→ **DATA TO PROCESS**
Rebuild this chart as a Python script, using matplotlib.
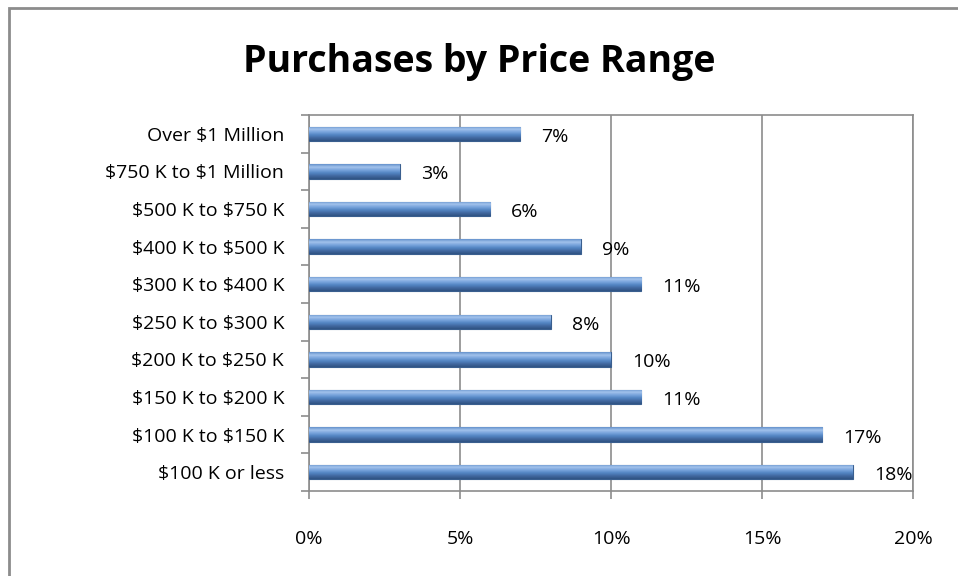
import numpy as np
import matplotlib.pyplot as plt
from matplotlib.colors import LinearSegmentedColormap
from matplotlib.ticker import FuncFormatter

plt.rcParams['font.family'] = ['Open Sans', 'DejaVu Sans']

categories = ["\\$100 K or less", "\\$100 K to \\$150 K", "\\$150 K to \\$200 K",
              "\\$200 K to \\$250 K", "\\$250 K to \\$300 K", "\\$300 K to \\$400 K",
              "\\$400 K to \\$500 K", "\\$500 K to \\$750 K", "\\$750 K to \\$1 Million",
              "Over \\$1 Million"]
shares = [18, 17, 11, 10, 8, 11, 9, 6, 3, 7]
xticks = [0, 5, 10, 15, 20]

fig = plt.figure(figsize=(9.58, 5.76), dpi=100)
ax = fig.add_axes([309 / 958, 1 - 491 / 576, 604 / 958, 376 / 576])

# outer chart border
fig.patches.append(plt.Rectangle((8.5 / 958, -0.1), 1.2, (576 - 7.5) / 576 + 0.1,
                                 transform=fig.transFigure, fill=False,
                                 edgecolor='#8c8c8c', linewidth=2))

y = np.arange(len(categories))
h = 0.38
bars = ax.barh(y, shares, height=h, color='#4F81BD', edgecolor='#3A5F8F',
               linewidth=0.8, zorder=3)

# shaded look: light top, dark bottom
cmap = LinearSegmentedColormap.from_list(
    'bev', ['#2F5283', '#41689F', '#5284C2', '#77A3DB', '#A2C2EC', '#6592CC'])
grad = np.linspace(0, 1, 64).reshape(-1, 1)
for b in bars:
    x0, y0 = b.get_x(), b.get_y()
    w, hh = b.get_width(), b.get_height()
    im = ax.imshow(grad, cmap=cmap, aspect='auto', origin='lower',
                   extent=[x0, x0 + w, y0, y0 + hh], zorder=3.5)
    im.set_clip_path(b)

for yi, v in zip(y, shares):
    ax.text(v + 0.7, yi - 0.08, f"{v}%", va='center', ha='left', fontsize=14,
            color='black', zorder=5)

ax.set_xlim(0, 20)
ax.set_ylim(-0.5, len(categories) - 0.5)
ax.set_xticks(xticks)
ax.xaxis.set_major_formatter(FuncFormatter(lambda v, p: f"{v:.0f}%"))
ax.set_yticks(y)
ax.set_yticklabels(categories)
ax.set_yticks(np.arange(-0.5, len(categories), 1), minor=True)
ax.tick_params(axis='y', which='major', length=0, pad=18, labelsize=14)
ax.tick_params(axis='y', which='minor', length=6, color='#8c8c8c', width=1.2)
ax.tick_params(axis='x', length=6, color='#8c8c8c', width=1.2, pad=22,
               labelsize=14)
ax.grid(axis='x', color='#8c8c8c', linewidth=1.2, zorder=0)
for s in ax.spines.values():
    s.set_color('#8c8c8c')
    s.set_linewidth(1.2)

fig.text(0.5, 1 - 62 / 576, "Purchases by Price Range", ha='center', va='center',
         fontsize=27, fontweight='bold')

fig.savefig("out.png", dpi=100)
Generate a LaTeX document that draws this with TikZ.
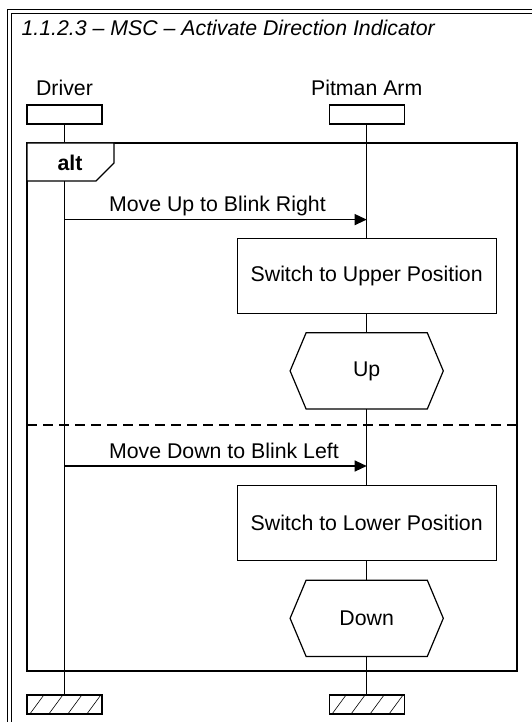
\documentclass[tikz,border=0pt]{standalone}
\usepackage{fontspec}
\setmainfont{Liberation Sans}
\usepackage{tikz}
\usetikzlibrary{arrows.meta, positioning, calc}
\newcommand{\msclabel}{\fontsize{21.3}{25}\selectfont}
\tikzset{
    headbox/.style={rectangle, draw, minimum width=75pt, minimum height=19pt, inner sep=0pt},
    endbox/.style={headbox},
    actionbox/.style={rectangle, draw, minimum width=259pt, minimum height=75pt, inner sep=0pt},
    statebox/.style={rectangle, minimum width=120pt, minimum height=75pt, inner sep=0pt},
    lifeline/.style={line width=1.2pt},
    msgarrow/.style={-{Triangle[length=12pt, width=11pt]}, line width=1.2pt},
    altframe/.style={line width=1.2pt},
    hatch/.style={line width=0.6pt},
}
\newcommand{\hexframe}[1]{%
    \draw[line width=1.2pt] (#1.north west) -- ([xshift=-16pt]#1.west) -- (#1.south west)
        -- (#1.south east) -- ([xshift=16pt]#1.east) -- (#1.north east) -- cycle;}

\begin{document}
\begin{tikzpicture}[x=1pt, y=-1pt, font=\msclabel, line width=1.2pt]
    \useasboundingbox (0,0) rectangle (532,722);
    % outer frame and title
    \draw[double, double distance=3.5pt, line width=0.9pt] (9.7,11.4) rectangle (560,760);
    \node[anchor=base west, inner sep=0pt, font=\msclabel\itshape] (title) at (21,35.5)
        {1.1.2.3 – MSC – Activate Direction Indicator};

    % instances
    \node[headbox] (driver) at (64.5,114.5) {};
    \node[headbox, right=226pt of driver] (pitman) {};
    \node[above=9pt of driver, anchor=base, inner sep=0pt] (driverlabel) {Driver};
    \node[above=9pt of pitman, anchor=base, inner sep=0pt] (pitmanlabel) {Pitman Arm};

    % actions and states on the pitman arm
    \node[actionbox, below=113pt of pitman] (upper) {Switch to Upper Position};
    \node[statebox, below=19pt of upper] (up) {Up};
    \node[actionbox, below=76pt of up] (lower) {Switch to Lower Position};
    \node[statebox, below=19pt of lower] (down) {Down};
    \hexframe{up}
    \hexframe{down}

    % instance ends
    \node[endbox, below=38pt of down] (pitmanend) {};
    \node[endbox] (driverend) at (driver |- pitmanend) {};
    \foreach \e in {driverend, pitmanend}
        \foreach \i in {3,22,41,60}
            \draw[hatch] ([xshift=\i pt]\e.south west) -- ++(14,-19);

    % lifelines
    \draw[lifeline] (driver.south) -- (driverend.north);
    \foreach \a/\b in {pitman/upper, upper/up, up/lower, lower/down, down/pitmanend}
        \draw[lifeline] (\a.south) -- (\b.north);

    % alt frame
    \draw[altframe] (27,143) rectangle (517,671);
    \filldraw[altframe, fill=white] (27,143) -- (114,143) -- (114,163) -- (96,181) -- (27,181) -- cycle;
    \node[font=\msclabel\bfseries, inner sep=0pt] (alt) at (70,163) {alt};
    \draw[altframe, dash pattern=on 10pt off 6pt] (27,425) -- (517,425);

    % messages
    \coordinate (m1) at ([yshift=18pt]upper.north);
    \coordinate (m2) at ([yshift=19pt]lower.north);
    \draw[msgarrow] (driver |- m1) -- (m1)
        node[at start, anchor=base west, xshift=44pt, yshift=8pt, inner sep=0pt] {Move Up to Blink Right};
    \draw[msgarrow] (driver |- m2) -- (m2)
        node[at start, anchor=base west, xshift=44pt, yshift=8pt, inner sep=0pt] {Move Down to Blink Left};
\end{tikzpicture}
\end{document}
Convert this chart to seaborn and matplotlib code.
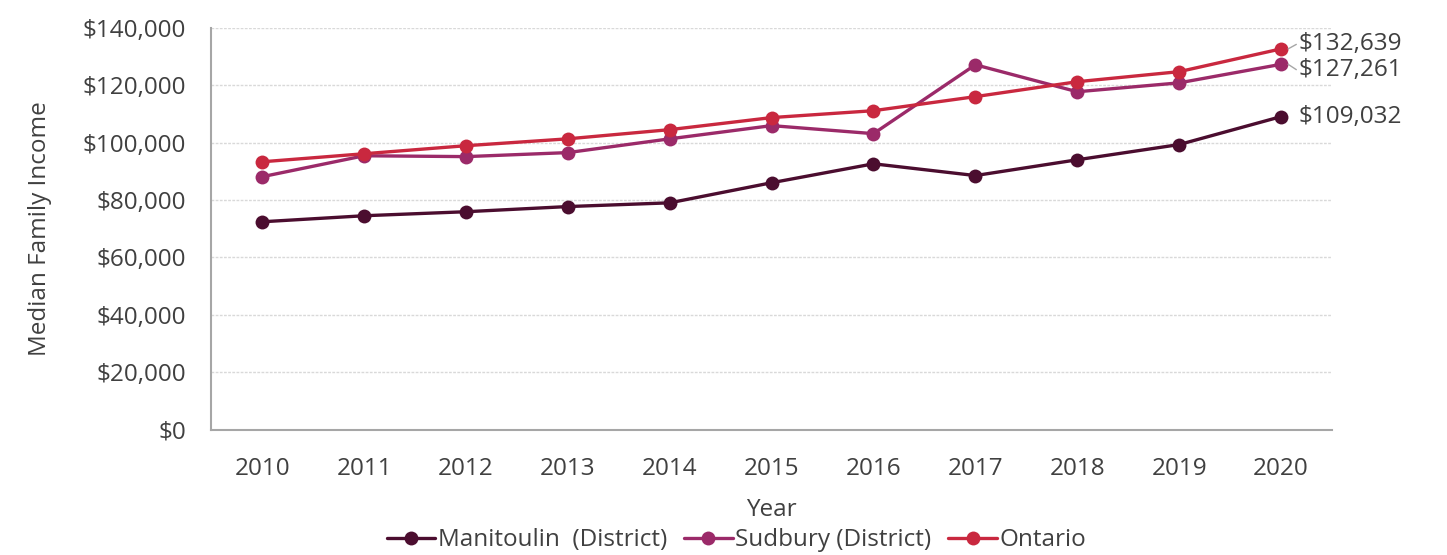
--
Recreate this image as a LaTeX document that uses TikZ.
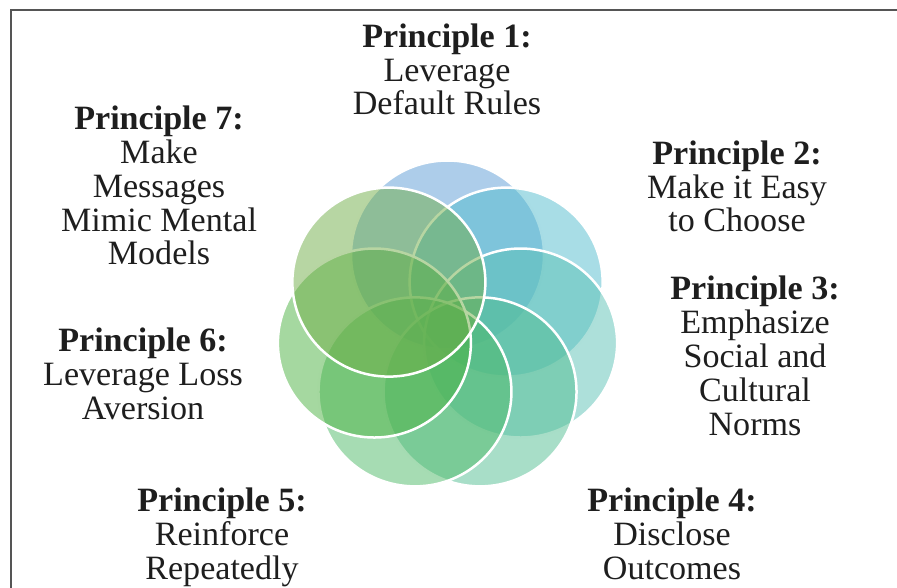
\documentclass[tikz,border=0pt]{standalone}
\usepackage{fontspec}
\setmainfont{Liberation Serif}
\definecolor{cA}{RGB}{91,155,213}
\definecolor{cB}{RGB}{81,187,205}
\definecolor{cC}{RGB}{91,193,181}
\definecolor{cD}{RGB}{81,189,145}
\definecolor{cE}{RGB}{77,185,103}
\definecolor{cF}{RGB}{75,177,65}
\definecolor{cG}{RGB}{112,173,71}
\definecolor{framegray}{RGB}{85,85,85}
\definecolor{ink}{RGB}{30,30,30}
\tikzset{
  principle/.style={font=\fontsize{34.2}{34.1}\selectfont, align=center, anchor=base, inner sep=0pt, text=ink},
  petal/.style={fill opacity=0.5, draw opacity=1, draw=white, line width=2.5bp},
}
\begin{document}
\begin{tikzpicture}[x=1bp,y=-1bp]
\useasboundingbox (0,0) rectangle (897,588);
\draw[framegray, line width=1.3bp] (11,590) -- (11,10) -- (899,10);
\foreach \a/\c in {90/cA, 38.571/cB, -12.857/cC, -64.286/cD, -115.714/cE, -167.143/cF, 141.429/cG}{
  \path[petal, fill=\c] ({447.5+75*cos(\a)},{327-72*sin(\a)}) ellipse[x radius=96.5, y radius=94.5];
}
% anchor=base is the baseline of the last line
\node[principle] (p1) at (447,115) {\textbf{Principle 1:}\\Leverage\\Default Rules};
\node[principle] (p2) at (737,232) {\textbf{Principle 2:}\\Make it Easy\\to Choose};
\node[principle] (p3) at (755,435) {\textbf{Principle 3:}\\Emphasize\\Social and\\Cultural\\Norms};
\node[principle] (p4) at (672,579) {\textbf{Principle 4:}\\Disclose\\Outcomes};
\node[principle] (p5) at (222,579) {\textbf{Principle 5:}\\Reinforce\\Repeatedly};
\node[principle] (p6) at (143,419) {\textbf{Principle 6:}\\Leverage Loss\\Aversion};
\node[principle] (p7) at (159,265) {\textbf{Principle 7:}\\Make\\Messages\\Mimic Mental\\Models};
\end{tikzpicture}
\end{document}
* * *
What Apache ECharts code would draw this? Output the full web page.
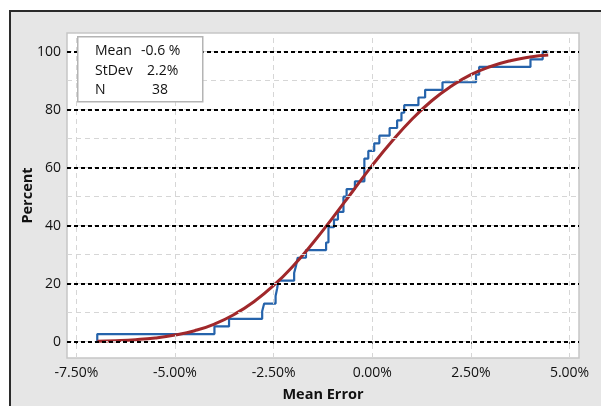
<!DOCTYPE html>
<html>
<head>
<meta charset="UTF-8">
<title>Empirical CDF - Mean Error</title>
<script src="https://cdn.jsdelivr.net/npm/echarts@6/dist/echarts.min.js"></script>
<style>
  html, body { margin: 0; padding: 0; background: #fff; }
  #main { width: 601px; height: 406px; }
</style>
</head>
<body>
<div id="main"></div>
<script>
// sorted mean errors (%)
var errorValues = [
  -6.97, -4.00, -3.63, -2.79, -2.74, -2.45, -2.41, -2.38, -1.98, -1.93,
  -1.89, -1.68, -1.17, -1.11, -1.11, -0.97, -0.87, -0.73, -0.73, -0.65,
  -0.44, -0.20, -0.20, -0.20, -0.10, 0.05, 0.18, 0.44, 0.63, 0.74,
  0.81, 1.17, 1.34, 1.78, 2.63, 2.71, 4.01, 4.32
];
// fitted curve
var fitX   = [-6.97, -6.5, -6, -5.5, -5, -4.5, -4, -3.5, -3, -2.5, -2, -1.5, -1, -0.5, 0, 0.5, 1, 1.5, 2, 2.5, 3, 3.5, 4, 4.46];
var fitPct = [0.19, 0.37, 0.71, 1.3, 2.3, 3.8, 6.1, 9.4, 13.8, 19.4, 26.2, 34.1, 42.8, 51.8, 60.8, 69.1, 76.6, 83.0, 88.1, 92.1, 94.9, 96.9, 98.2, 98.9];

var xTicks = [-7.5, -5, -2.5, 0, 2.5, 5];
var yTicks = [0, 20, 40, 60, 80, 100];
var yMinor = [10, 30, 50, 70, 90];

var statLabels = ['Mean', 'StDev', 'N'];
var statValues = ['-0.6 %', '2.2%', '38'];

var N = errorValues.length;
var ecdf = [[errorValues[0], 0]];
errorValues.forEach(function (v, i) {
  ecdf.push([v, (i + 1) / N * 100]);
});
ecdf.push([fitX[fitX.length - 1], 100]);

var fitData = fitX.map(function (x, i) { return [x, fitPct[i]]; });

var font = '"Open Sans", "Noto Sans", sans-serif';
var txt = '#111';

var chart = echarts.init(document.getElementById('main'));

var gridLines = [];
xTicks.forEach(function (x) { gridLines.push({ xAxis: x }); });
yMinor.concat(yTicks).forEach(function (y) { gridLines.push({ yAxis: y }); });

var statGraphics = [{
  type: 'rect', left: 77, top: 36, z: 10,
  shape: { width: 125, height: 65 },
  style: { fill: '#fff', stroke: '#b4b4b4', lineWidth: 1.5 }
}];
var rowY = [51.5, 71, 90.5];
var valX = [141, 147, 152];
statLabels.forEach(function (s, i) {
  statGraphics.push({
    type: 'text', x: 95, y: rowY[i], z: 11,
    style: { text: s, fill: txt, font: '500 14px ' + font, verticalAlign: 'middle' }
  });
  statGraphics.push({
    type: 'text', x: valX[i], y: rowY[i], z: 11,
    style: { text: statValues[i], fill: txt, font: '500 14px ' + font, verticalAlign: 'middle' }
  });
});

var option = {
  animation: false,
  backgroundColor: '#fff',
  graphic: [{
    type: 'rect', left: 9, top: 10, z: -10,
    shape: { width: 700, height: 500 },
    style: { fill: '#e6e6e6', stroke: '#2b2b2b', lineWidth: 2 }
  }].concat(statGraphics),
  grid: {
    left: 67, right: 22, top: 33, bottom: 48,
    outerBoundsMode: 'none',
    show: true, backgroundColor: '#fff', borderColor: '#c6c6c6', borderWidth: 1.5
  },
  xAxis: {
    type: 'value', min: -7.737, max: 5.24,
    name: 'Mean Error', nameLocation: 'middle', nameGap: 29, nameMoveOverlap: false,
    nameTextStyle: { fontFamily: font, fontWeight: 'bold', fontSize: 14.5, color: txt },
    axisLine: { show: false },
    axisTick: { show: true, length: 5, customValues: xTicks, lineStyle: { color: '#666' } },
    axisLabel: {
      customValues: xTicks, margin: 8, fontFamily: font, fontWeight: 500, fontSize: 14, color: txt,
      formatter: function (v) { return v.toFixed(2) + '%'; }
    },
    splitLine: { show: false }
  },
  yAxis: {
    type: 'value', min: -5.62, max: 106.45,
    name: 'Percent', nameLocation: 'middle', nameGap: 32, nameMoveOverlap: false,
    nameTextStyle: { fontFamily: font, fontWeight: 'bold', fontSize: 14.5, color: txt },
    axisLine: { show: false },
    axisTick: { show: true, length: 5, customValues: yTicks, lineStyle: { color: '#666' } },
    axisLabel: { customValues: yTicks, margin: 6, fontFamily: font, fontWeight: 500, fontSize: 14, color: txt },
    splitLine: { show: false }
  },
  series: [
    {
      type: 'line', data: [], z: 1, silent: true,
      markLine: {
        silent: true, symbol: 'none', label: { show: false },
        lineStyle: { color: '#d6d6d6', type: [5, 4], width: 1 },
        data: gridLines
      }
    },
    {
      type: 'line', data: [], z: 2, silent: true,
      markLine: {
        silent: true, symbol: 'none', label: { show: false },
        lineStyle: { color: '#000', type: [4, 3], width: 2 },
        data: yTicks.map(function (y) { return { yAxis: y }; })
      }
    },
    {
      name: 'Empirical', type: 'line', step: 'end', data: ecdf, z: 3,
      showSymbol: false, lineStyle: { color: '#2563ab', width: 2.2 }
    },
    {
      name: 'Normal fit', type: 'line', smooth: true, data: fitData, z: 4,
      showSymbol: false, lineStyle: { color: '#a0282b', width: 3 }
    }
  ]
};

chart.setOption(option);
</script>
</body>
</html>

→ **REQUIRED WORK**
Copy exactly the stretch of lines that starts at the line holding "Rebuild this chart" and ends at the line holding "edgecolor='#8c8c8c', linewidth=2))". Drop the pictures.

→ **RESPONSE TO THE EXERCISE**
Rebuild this chart as a Python script, using matplotlib.
import numpy as np
import matplotlib.pyplot as plt
from matplotlib.colors import LinearSegmentedColormap
from matplotlib.ticker import FuncFormatter

plt.rcParams['font.family'] = ['Open Sans', 'DejaVu Sans']

categories = ["\\$100 K or less", "\\$100 K to \\$150 K", "\\$150 K to \\$200 K",
              "\\$200 K to \\$250 K", "\\$250 K to \\$300 K", "\\$300 K to \\$400 K",
              "\\$400 K to \\$500 K", "\\$500 K to \\$750 K", "\\$750 K to \\$1 Million",
              "Over \\$1 Million"]
shares = [18, 17, 11, 10, 8, 11, 9, 6, 3, 7]
xticks = [0, 5, 10, 15, 20]

fig = plt.figure(figsize=(9.58, 5.76), dpi=100)
ax = fig.add_axes([309 / 958, 1 - 491 / 576, 604 / 958, 376 / 576])

# outer chart border
fig.patches.append(plt.Rectangle((8.5 / 958, -0.1), 1.2, (576 - 7.5) / 576 + 0.1,
                                 transform=fig.transFigure, fill=False,
                                 edgecolor='#8c8c8c', linewidth=2))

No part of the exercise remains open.